Copy, exactly and only, the lines from the one with "Give me the TikZ source for this diagram." up to and including the one with "rectangle (1881, 840);", leaving pictures out.

[Records from a collection]

===============

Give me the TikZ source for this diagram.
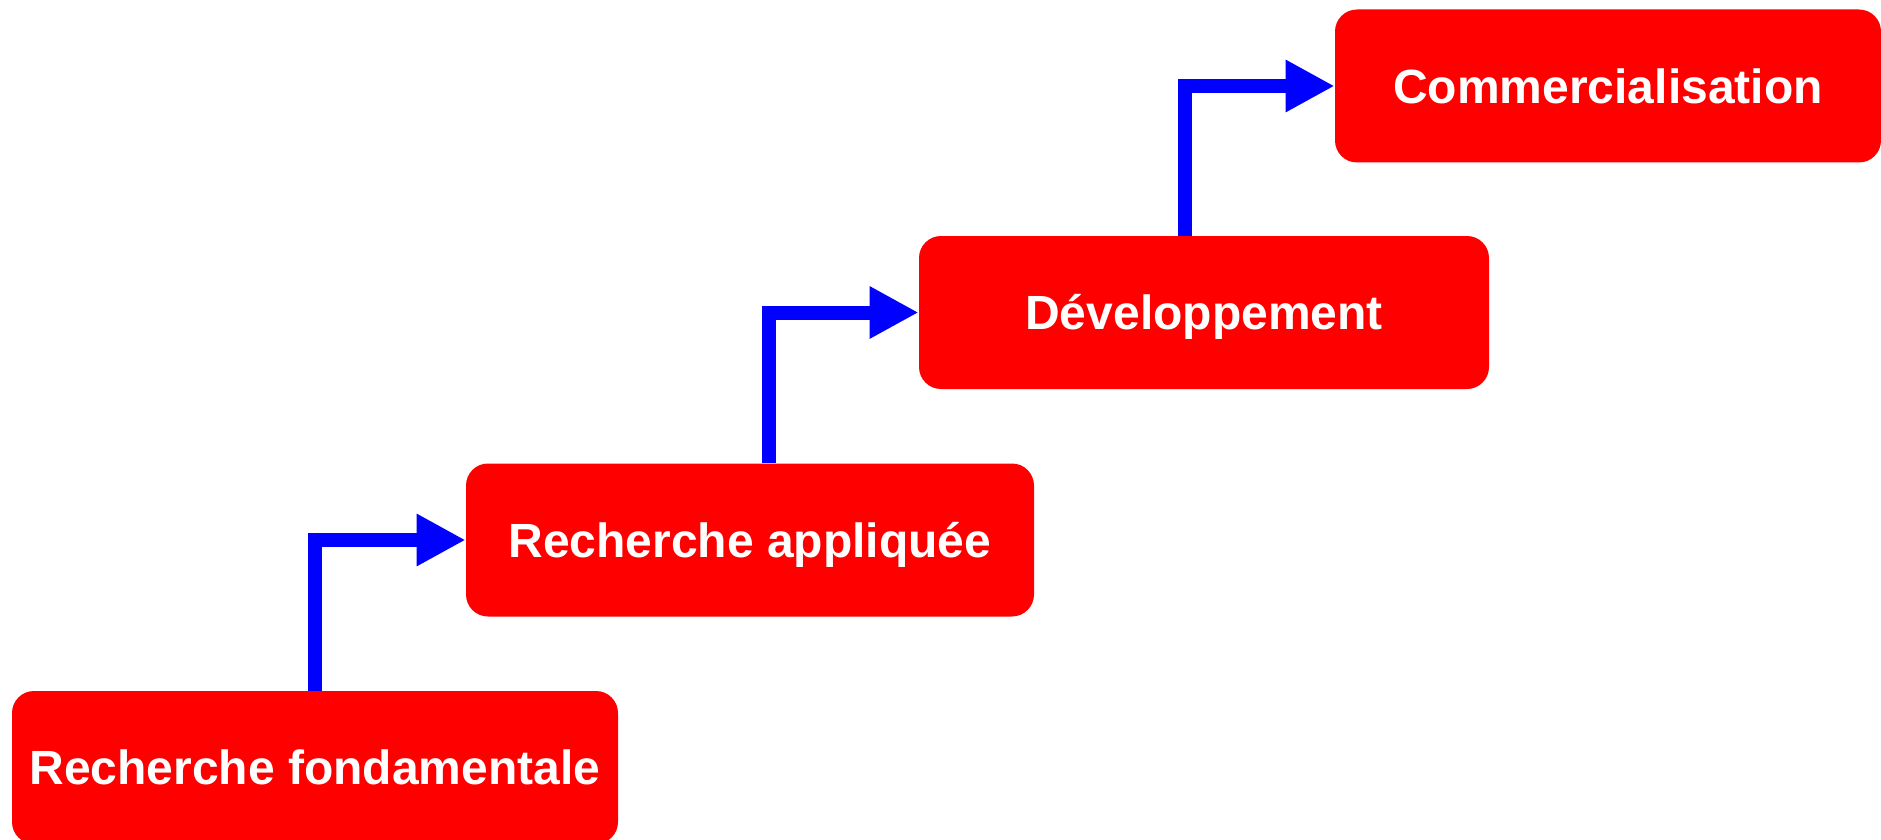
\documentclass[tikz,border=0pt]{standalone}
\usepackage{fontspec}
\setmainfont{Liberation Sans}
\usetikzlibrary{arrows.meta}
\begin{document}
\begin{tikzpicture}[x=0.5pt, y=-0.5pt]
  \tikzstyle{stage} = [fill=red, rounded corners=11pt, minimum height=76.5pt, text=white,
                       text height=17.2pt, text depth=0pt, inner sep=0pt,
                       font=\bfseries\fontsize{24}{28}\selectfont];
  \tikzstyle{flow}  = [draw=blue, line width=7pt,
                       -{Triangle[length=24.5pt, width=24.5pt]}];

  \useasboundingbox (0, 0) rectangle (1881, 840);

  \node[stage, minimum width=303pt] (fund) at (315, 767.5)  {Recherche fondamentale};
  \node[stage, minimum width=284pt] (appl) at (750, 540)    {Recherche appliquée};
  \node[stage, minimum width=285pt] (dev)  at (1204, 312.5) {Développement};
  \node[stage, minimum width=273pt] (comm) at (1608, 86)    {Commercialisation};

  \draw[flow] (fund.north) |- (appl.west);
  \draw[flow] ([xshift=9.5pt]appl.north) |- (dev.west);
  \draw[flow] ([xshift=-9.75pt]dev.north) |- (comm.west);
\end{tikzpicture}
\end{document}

===============

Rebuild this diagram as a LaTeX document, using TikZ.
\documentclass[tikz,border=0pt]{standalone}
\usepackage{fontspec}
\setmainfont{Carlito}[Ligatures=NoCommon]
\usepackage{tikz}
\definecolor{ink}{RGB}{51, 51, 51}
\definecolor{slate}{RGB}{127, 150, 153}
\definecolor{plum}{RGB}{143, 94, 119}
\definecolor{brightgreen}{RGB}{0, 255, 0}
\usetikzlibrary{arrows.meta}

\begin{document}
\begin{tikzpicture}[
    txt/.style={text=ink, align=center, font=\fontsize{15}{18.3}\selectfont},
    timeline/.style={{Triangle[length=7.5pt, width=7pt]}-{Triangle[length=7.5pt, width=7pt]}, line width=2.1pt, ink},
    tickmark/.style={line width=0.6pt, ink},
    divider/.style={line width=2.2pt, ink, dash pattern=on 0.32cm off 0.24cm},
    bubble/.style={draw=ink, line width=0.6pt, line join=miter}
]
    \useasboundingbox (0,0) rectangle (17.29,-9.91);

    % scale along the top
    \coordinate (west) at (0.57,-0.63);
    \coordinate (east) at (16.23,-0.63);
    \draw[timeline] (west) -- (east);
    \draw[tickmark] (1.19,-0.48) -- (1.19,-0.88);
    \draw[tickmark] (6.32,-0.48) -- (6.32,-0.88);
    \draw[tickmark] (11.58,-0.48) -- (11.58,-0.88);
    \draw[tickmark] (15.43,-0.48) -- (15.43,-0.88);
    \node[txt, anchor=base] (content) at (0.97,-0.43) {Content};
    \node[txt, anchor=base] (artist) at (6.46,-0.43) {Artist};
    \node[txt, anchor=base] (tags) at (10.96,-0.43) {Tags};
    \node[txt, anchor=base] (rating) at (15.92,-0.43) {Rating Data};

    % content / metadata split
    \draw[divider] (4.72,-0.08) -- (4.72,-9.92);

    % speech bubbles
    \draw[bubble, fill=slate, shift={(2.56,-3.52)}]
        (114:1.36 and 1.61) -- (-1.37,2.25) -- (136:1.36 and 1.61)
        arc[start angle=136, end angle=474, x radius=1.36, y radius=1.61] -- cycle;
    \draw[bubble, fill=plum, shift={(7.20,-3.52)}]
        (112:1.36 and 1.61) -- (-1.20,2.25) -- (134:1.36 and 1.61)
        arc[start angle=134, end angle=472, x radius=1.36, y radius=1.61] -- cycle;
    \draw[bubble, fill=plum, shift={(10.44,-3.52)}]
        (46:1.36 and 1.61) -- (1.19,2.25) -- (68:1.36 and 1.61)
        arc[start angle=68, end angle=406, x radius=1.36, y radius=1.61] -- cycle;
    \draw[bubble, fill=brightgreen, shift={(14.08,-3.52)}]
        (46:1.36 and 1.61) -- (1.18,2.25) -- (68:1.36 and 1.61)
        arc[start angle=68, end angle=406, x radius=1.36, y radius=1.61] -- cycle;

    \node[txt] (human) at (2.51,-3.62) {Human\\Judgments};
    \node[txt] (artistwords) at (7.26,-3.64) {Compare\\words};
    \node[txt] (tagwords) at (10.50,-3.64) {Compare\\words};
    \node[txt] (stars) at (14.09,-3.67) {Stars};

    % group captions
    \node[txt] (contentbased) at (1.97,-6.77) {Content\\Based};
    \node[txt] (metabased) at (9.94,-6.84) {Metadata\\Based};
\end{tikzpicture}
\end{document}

===============

_Task solution:_
Give me the TikZ source for this diagram.
\documentclass[tikz,border=0pt]{standalone}
\usepackage{fontspec}
\setmainfont{Liberation Sans}
\usetikzlibrary{arrows.meta}
\begin{document}
\begin{tikzpicture}[x=0.5pt, y=-0.5pt]
  \tikzstyle{stage} = [fill=red, rounded corners=11pt, minimum height=76.5pt, text=white,
                       text height=17.2pt, text depth=0pt, inner sep=0pt,
                       font=\bfseries\fontsize{24}{28}\selectfont];
  \tikzstyle{flow}  = [draw=blue, line width=7pt,
                       -{Triangle[length=24.5pt, width=24.5pt]}];

  \useasboundingbox (0, 0) rectangle (1881, 840);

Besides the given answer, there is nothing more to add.